## EXERCISE PROMPT
Give all the lines below again, exactly, with no pictures.

Figure scripts
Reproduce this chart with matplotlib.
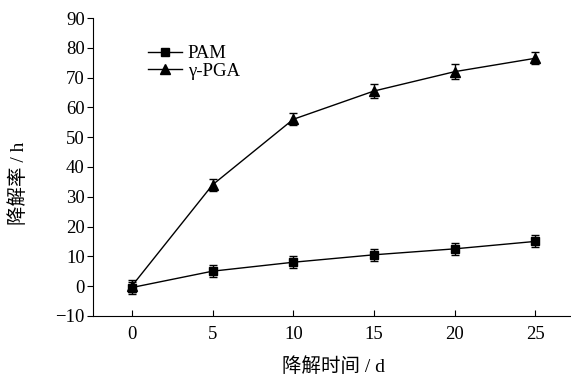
import numpy as np
import matplotlib.pyplot as plt

plt.rcParams['font.family'] = ['Liberation Serif', 'Noto Sans CJK SC']

days = [0, 5, 10, 15, 20, 25]
pam = [-0.5, 5.0, 8.0, 10.5, 12.5, 15.0]
pam_err = [2.0, 2.0, 2.0, 2.0, 2.0, 2.0]
pga = [0.0, 34.0, 56.0, 65.5, 72.0, 76.5]
pga_err = [2.0, 2.0, 2.0, 2.5, 2.5, 2.0]

fig = plt.figure(figsize=(5.71, 3.76), dpi=100)
ax = fig.add_axes([0.163, 0.16, 0.837, 0.792])

# lines with markers (legend), error bars drawn separately
ax.plot(days, pam, color='black', marker='s', markersize=6, lw=1.0, label='PAM')
ax.plot(days, pga, color='black', marker='^', markersize=7, lw=1.0, label='γ-PGA')
ax.errorbar(days, pam, yerr=pam_err, fmt='none', ecolor='black', capsize=3, elinewidth=1.0)
ax.errorbar(days, pga, yerr=pga_err, fmt='none', ecolor='black', capsize=3, elinewidth=1.0)

ax.set_xlim(-2.4, 27.2)
ax.set_ylim(-10, 90)
ax.set_xticks(days)
ax.set_yticks(np.arange(-10, 91, 10))
ax.spines['top'].set_visible(False)
ax.spines['right'].set_visible(False)
ax.tick_params(axis='x', direction='in', labelsize=13.5, length=4, pad=7)
ax.tick_params(axis='y', direction='out', labelsize=13.5, length=4, pad=2)
ax.set_yticklabels(['\u221210'] + [str(v) for v in range(0, 91, 10)])

ax.set_xlabel('降解时间 / d', fontsize=14)
ax.set_ylabel('降解率 / h', fontsize=14)
ax.xaxis.set_label_coords(0.504, -0.138)
ax.yaxis.set_label_coords(-0.136, 0.446)

ax.legend(loc='upper left', bbox_to_anchor=(0.096, 0.94), frameon=False,
          fontsize=13.5, handlelength=1.8, handletextpad=0.3, labelspacing=0.0,
          borderpad=0)

fig.savefig('out.png', dpi=100)
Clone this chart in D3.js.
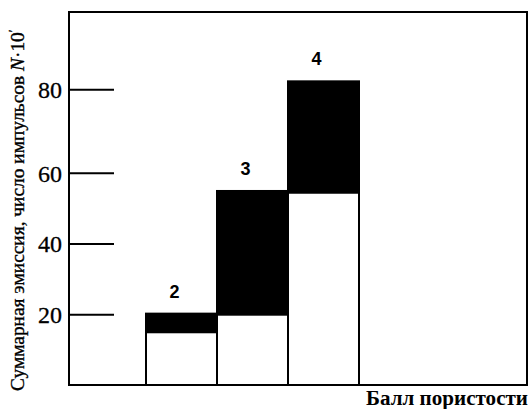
<!DOCTYPE html>
<html>
<head>
<meta charset="utf-8">
<script src="https://cdn.jsdelivr.net/npm/d3@7"></script>
<style>
  body { margin: 0; background: #fff; }
  svg { display: block; }
</style>
</head>
<body>
<svg id="chart" width="530" height="409"></svg>
<script>
'use strict';

// porosity score (bar labels)
const scores = [2, 3, 4];
// lower (white) part and total height (black top) of each bar, N·10′
const lowerValues = [15, 20, 54.5];
const totalValues = [20.3, 55, 82];
const yTicks = [20, 40, 60, 80];

const W = 530, H = 409;
const frame = { left: 69, right: 527, top: 12, bottom: 385 };
const serif = '"Liberation Serif", "DejaVu Serif", serif';

const svg = d3.select('#chart');

// the printed axis is not quite even, so use a piecewise scale
const y = d3.scaleLinear()
  .domain([0, 20, 40, 60, 80])
  .range([frame.bottom, 314.7, 244, 173.3, 89.7]);

const x = d3.scaleBand()
  .domain(scores)
  .range([146, 359])
  .padding(0);

// frame
svg.append('rect')
  .attr('x', frame.left).attr('y', frame.top)
  .attr('width', frame.right - frame.left)
  .attr('height', frame.bottom - frame.top)
  .attr('fill', 'none').attr('stroke', '#000').attr('stroke-width', 2);

// ticks (drawn inward) + labels outside the frame
const tickG = svg.append('g');
tickG.selectAll('line').data(yTicks).enter().append('line')
  .attr('x1', frame.left).attr('x2', frame.left + 45)
  .attr('y1', d => y(d)).attr('y2', d => y(d))
  .attr('stroke', '#000').attr('stroke-width', 2);
tickG.selectAll('text').data(yTicks).enter().append('text')
  .attr('x', frame.left - 7).attr('y', d => y(d))
  .attr('dy', '0.35em')
  .attr('text-anchor', 'end')
  .attr('font-family', serif)
  .attr('font-size', 24)
  .attr('stroke', '#000').attr('stroke-width', 0.3)
  .text(d => d);

// bars: white lower part, black upper part
const bars = svg.append('g');
bars.selectAll('rect.top').data(scores).enter().append('rect')
  .attr('class', 'top')
  .attr('x', d => x(d)).attr('width', x.bandwidth())
  .attr('y', (d, i) => y(totalValues[i]))
  .attr('height', (d, i) => y(lowerValues[i]) - y(totalValues[i]))
  .attr('fill', '#000').attr('stroke', '#000').attr('stroke-width', 2);
bars.selectAll('rect.low').data(scores).enter().append('rect')
  .attr('class', 'low')
  .attr('x', d => x(d)).attr('width', x.bandwidth())
  .attr('y', (d, i) => y(lowerValues[i]))
  .attr('height', (d, i) => y(0) - y(lowerValues[i]))
  .attr('fill', '#fff').attr('stroke', '#000').attr('stroke-width', 2);

// bar labels
bars.selectAll('text').data(scores).enter().append('text')
  .attr('x', d => x(d) + x.bandwidth() / 2 - 7)
  .attr('y', (d, i) => y(totalValues[i]) - 16)
  .attr('text-anchor', 'middle')
  .attr('font-family', '"Liberation Sans", Arial, sans-serif')
  .attr('font-weight', 'bold')
  .attr('font-size', 18)
  .text(d => d);

// axis titles
svg.append('text')
  .attr('x', W - 2).attr('y', 405)
  .attr('text-anchor', 'end')
  .attr('font-family', serif).attr('font-size', 20)
  .attr('font-weight', 'bold')
  .attr('textLength', 162).attr('lengthAdjust', 'spacingAndGlyphs')
  .text('Балл пористости');

const yt = svg.append('text')
  .attr('transform', `translate(24, 391) rotate(-90)`)
  .attr('text-anchor', 'start')
  .attr('font-family', serif).attr('font-size', 19.4)
  .attr('stroke', '#000').attr('stroke-width', 0.35);
yt.append('tspan').text('Суммарная эмиссия, число импульсов ');
yt.append('tspan').attr('font-style', 'italic').text('N');
yt.append('tspan').text('·10');
yt.append('tspan').attr('dy', -7).attr('font-size', 12).text('′');
</script>
</body>
</html>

## ANSWER IN FULL
Reproduce this chart with matplotlib.
import numpy as np
import matplotlib.pyplot as plt

plt.rcParams['font.family'] = ['Liberation Serif', 'Noto Sans CJK SC']

days = [0, 5, 10, 15, 20, 25]
pam = [-0.5, 5.0, 8.0, 10.5, 12.5, 15.0]
pam_err = [2.0, 2.0, 2.0, 2.0, 2.0, 2.0]
pga = [0.0, 34.0, 56.0, 65.5, 72.0, 76.5]
pga_err = [2.0, 2.0, 2.0, 2.5, 2.5, 2.0]

fig = plt.figure(figsize=(5.71, 3.76), dpi=100)
ax = fig.add_axes([0.163, 0.16, 0.837, 0.792])

# lines with markers (legend), error bars drawn separately
ax.plot(days, pam, color='black', marker='s', markersize=6, lw=1.0, label='PAM')
ax.plot(days, pga, color='black', marker='^', markersize=7, lw=1.0, label='γ-PGA')
ax.errorbar(days, pam, yerr=pam_err, fmt='none', ecolor='black', capsize=3, elinewidth=1.0)
ax.errorbar(days, pga, yerr=pga_err, fmt='none', ecolor='black', capsize=3, elinewidth=1.0)

ax.set_xlim(-2.4, 27.2)
ax.set_ylim(-10, 90)
ax.set_xticks(days)
ax.set_yticks(np.arange(-10, 91, 10))
ax.spines['top'].set_visible(False)
ax.spines['right'].set_visible(False)
ax.tick_params(axis='x', direction='in', labelsize=13.5, length=4, pad=7)
ax.tick_params(axis='y', direction='out', labelsize=13.5, length=4, pad=2)
ax.set_yticklabels(['\u221210'] + [str(v) for v in range(0, 91, 10)])

ax.set_xlabel('降解时间 / d', fontsize=14)
ax.set_ylabel('降解率 / h', fontsize=14)
ax.xaxis.set_label_coords(0.504, -0.138)
ax.yaxis.set_label_coords(-0.136, 0.446)

ax.legend(loc='upper left', bbox_to_anchor=(0.096, 0.94), frameon=False,
          fontsize=13.5, handlelength=1.8, handletextpad=0.3, labelspacing=0.0,
          borderpad=0)

fig.savefig('out.png', dpi=100)
Clone this chart in D3.js.
<!DOCTYPE html>
<html>
<head>
<meta charset="utf-8">
<script src="https://cdn.jsdelivr.net/npm/d3@7"></script>
<style>
  body { margin: 0; background: #fff; }
  svg { display: block; }
</style>
</head>
<body>
<svg id="chart" width="530" height="409"></svg>
<script>
'use strict';

// porosity score (bar labels)
const scores = [2, 3, 4];
// lower (white) part and total height (black top) of each bar, N·10′
const lowerValues = [15, 20, 54.5];
const totalValues = [20.3, 55, 82];
const yTicks = [20, 40, 60, 80];

const W = 530, H = 409;
const frame = { left: 69, right: 527, top: 12, bottom: 385 };
const serif = '"Liberation Serif", "DejaVu Serif", serif';

const svg = d3.select('#chart');

// the printed axis is not quite even, so use a piecewise scale
const y = d3.scaleLinear()
  .domain([0, 20, 40, 60, 80])
  .range([frame.bottom, 314.7, 244, 173.3, 89.7]);

const x = d3.scaleBand()
  .domain(scores)
  .range([146, 359])
  .padding(0);

// frame
svg.append('rect')
  .attr('x', frame.left).attr('y', frame.top)
  .attr('width', frame.right - frame.left)
  .attr('height', frame.bottom - frame.top)
  .attr('fill', 'none').attr('stroke', '#000').attr('stroke-width', 2);

// ticks (drawn inward) + labels outside the frame
const tickG = svg.append('g');
tickG.selectAll('line').data(yTicks).enter().append('line')
  .attr('x1', frame.left).attr('x2', frame.left + 45)
  .attr('y1', d => y(d)).attr('y2', d => y(d))
  .attr('stroke', '#000').attr('stroke-width', 2);
tickG.selectAll('text').data(yTicks).enter().append('text')
  .attr('x', frame.left - 7).attr('y', d => y(d))
  .attr('dy', '0.35em')
  .attr('text-anchor', 'end')
  .attr('font-family', serif)
  .attr('font-size', 24)
  .attr('stroke', '#000').attr('stroke-width', 0.3)
  .text(d => d);

// bars: white lower part, black upper part
const bars = svg.append('g');
bars.selectAll('rect.top').data(scores).enter().append('rect')
  .attr('class', 'top')
  .attr('x', d => x(d)).attr('width', x.bandwidth())
  .attr('y', (d, i) => y(totalValues[i]))
  .attr('height', (d, i) => y(lowerValues[i]) - y(totalValues[i]))
  .attr('fill', '#000').attr('stroke', '#000').attr('stroke-width', 2);
bars.selectAll('rect.low').data(scores).enter().append('rect')
  .attr('class', 'low')
  .attr('x', d => x(d)).attr('width', x.bandwidth())
  .attr('y', (d, i) => y(lowerValues[i]))
  .attr('height', (d, i) => y(0) - y(lowerValues[i]))
  .attr('fill', '#fff').attr('stroke', '#000').attr('stroke-width', 2);

// bar labels
bars.selectAll('text').data(scores).enter().append('text')
  .attr('x', d => x(d) + x.bandwidth() / 2 - 7)
  .attr('y', (d, i) => y(totalValues[i]) - 16)
  .attr('text-anchor', 'middle')
  .attr('font-family', '"Liberation Sans", Arial, sans-serif')
  .attr('font-weight', 'bold')
  .attr('font-size', 18)
  .text(d => d);

// axis titles
svg.append('text')
  .attr('x', W - 2).attr('y', 405)
  .attr('text-anchor', 'end')
  .attr('font-family', serif).attr('font-size', 20)
  .attr('font-weight', 'bold')
  .attr('textLength', 162).attr('lengthAdjust', 'spacingAndGlyphs')
  .text('Балл пористости');

const yt = svg.append('text')
  .attr('transform', `translate(24, 391) rotate(-90)`)
  .attr('text-anchor', 'start')
  .attr('font-family', serif).attr('font-size', 19.4)
  .attr('stroke', '#000').attr('stroke-width', 0.35);
yt.append('tspan').text('Суммарная эмиссия, число импульсов ');
yt.append('tspan').attr('font-style', 'italic').text('N');
yt.append('tspan').text('·10');
yt.append('tspan').attr('dy', -7).attr('font-size', 12).text('′');
</script>
</body>
</html>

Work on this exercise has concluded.